#### TASK DIRECTIONS:
Retype the stretch of lines that starts at the line containing "Generate a web" and ends at the line containing "const fitXPupae = [19, 402], fitYPupae", inclusive. Do not include pictures.

#### TASK MATERIAL:
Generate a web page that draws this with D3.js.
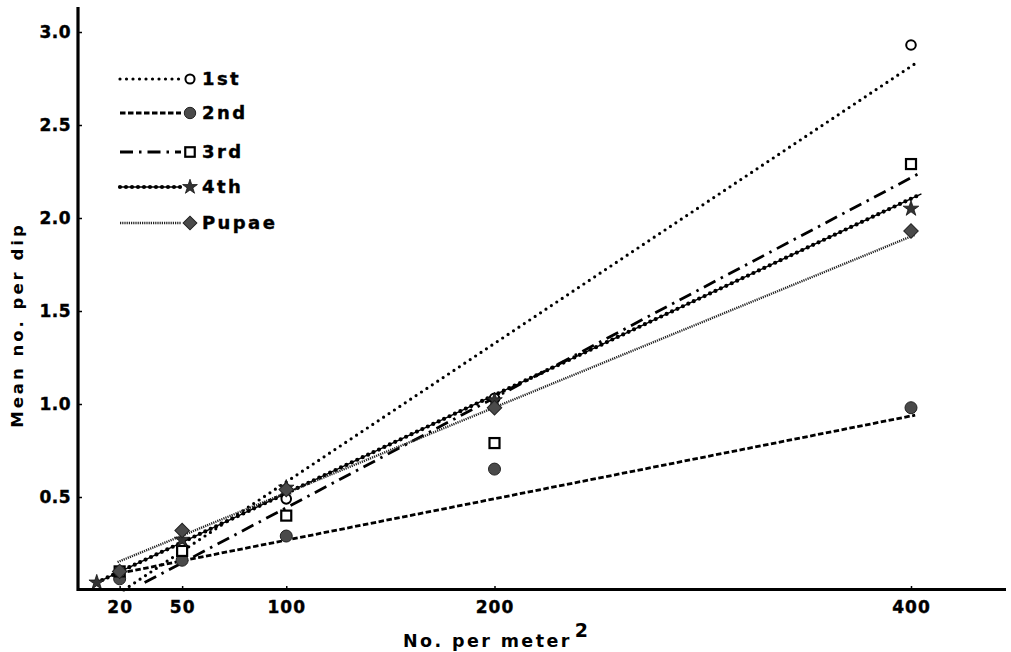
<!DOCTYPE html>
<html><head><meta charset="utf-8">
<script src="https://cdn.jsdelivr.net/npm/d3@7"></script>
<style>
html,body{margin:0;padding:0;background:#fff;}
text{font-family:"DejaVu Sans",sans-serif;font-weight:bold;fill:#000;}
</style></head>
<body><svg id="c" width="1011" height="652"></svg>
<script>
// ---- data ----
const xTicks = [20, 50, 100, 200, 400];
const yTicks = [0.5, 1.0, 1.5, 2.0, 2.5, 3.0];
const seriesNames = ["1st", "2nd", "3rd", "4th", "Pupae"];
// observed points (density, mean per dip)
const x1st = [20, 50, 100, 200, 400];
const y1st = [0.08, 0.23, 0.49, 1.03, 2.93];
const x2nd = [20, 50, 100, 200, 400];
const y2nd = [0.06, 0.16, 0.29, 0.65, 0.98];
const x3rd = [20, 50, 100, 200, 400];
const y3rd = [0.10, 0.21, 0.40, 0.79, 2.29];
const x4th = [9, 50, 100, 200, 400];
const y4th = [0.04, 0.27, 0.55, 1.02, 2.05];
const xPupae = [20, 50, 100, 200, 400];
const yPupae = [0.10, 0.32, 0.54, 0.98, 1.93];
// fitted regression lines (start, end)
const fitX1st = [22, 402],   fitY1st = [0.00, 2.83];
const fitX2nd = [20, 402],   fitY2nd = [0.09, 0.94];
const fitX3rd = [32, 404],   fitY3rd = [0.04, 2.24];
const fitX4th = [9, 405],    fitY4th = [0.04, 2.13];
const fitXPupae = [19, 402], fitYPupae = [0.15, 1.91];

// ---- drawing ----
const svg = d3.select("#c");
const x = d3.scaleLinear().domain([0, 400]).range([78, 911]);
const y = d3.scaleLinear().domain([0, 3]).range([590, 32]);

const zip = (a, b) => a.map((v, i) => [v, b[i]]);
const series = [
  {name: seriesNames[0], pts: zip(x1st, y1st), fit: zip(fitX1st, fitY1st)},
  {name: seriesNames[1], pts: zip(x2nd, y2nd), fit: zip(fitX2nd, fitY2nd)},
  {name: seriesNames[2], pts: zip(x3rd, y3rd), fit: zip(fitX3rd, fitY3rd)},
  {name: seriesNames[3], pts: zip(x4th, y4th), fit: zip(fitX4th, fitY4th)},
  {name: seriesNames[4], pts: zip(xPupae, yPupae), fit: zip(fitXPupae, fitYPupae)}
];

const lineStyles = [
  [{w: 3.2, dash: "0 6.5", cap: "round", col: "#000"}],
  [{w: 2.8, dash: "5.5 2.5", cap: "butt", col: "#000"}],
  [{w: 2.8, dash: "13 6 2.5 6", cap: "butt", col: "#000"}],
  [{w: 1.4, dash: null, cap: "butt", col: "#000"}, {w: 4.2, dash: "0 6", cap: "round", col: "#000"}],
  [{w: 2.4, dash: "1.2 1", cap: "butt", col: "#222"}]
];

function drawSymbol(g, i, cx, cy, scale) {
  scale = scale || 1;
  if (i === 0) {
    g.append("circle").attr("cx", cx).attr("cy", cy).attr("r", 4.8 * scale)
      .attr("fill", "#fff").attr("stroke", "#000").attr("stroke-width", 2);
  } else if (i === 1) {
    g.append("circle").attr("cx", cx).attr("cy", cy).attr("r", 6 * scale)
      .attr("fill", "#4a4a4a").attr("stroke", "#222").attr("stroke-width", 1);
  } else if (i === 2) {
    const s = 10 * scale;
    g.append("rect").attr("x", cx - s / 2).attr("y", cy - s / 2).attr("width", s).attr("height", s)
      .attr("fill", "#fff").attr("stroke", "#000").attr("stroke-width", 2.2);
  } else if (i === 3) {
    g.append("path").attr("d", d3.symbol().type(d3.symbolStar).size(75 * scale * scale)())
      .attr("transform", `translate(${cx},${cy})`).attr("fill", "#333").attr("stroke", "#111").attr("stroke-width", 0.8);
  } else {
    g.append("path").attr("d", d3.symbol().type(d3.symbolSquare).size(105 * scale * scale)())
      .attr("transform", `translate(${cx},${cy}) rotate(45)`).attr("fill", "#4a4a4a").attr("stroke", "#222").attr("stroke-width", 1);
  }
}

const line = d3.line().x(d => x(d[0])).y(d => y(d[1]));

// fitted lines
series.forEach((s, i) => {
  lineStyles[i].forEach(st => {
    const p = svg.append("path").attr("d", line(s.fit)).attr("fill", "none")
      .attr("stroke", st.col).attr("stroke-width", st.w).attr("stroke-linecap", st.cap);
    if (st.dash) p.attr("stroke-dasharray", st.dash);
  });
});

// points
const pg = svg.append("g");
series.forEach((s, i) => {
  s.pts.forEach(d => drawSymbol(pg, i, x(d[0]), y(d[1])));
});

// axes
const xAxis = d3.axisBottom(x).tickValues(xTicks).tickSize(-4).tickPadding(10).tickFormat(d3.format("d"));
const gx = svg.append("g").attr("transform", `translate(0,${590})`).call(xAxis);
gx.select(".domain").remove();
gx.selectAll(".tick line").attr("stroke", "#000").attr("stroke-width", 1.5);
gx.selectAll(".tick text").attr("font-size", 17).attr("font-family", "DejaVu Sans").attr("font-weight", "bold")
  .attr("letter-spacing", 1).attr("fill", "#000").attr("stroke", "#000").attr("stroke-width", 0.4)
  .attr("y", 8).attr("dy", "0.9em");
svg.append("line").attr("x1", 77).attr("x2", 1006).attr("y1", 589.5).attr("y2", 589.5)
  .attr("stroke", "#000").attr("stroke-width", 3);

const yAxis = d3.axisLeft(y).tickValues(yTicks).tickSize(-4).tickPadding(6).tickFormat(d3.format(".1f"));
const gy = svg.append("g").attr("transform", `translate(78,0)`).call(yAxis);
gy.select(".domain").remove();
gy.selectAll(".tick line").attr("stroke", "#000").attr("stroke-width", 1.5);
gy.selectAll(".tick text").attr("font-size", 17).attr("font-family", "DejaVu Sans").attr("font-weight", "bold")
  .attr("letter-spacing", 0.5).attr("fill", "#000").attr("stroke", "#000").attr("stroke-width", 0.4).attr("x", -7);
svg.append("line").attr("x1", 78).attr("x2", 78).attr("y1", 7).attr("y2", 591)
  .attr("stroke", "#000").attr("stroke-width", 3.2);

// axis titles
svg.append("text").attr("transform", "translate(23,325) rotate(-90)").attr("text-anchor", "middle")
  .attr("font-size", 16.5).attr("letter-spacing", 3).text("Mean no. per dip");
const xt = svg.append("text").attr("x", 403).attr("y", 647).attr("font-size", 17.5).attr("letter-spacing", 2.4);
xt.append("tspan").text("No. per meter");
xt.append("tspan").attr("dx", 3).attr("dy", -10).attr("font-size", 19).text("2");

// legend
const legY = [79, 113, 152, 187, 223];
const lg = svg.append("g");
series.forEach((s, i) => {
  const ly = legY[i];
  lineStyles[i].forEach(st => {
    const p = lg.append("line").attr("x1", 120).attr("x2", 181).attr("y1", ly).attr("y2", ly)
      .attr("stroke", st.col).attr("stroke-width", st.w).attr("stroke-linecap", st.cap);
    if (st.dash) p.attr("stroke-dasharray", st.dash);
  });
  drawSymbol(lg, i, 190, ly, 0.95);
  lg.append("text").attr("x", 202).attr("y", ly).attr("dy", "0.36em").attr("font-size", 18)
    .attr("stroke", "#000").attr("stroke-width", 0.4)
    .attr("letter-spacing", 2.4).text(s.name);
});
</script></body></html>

...

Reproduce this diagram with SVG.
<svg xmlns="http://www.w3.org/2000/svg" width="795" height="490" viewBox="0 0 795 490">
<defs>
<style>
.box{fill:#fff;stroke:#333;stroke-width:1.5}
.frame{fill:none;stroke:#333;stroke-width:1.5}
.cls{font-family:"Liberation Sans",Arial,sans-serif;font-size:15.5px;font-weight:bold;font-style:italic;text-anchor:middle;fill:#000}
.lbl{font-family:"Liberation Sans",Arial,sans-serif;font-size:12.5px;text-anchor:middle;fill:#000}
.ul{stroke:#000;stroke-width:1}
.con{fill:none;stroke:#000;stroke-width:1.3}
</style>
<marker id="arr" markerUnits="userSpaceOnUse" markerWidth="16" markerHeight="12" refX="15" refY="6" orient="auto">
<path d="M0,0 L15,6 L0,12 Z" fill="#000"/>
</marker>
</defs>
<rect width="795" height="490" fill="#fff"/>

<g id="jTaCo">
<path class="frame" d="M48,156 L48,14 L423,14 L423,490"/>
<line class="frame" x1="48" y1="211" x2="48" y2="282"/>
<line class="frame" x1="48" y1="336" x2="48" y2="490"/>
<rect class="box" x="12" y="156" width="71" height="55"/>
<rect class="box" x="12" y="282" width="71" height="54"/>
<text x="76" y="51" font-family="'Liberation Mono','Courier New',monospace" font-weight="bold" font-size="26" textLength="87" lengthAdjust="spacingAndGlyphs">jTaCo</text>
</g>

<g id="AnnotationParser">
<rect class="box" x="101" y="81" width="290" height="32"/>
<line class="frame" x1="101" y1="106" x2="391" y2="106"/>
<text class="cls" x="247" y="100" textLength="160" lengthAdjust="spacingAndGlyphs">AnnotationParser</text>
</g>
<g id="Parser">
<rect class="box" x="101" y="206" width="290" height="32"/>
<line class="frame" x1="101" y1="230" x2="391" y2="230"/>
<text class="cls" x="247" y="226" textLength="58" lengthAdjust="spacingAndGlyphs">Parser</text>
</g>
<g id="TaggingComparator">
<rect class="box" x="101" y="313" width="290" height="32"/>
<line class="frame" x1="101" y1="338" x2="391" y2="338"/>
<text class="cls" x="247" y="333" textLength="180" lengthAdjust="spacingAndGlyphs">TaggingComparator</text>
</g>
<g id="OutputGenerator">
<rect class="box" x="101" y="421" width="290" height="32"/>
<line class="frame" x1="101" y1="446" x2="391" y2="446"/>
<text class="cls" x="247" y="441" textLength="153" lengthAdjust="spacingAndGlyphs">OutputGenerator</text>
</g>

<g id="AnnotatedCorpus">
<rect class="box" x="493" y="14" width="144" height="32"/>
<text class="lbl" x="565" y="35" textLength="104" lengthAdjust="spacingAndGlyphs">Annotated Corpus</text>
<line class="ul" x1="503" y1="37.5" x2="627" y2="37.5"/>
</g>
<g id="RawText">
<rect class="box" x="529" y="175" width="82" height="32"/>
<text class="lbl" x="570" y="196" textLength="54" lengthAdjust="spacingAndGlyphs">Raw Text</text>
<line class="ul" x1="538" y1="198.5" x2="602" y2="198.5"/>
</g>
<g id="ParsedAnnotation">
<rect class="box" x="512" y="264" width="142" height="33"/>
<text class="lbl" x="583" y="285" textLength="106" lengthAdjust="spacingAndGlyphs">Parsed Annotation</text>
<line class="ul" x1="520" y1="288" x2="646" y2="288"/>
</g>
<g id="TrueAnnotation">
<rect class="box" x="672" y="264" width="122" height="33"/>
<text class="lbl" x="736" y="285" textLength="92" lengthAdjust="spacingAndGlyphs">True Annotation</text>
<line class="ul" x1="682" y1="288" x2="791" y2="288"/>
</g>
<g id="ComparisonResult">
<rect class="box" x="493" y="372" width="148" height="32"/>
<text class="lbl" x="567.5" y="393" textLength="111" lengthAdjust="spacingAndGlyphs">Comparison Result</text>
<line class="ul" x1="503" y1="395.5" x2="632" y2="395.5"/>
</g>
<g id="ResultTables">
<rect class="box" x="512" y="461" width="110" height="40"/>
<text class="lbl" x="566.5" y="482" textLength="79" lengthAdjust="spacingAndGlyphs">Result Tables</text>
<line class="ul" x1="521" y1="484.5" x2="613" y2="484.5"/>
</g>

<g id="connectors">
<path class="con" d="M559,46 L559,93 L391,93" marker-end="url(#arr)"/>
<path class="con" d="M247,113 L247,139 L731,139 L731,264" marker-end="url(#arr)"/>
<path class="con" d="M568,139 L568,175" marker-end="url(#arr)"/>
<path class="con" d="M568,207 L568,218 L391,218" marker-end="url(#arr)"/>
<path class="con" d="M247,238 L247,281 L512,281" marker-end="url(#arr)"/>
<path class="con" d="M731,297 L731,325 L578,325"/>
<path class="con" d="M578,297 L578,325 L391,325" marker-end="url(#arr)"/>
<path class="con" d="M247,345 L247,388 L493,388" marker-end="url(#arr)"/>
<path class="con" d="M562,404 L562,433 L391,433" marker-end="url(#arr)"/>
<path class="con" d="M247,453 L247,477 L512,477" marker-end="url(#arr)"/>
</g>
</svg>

#### COMPLETED EXERCISE:
Generate a web page that draws this with D3.js.
<!DOCTYPE html>
<html><head><meta charset="utf-8">
<script src="https://cdn.jsdelivr.net/npm/d3@7"></script>
<style>
html,body{margin:0;padding:0;background:#fff;}
text{font-family:"DejaVu Sans",sans-serif;font-weight:bold;fill:#000;}
</style></head>
<body><svg id="c" width="1011" height="652"></svg>
<script>
// ---- data ----
const xTicks = [20, 50, 100, 200, 400];
const yTicks = [0.5, 1.0, 1.5, 2.0, 2.5, 3.0];
const seriesNames = ["1st", "2nd", "3rd", "4th", "Pupae"];
// observed points (density, mean per dip)
const x1st = [20, 50, 100, 200, 400];
const y1st = [0.08, 0.23, 0.49, 1.03, 2.93];
const x2nd = [20, 50, 100, 200, 400];
const y2nd = [0.06, 0.16, 0.29, 0.65, 0.98];
const x3rd = [20, 50, 100, 200, 400];
const y3rd = [0.10, 0.21, 0.40, 0.79, 2.29];
const x4th = [9, 50, 100, 200, 400];
const y4th = [0.04, 0.27, 0.55, 1.02, 2.05];
const xPupae = [20, 50, 100, 200, 400];
const yPupae = [0.10, 0.32, 0.54, 0.98, 1.93];
// fitted regression lines (start, end)
const fitX1st = [22, 402],   fitY1st = [0.00, 2.83];
const fitX2nd = [20, 402],   fitY2nd = [0.09, 0.94];
const fitX3rd = [32, 404],   fitY3rd = [0.04, 2.24];
const fitX4th = [9, 405],    fitY4th = [0.04, 2.13];
const fitXPupae = [19, 402], fitYPupae = [0.15, 1.91];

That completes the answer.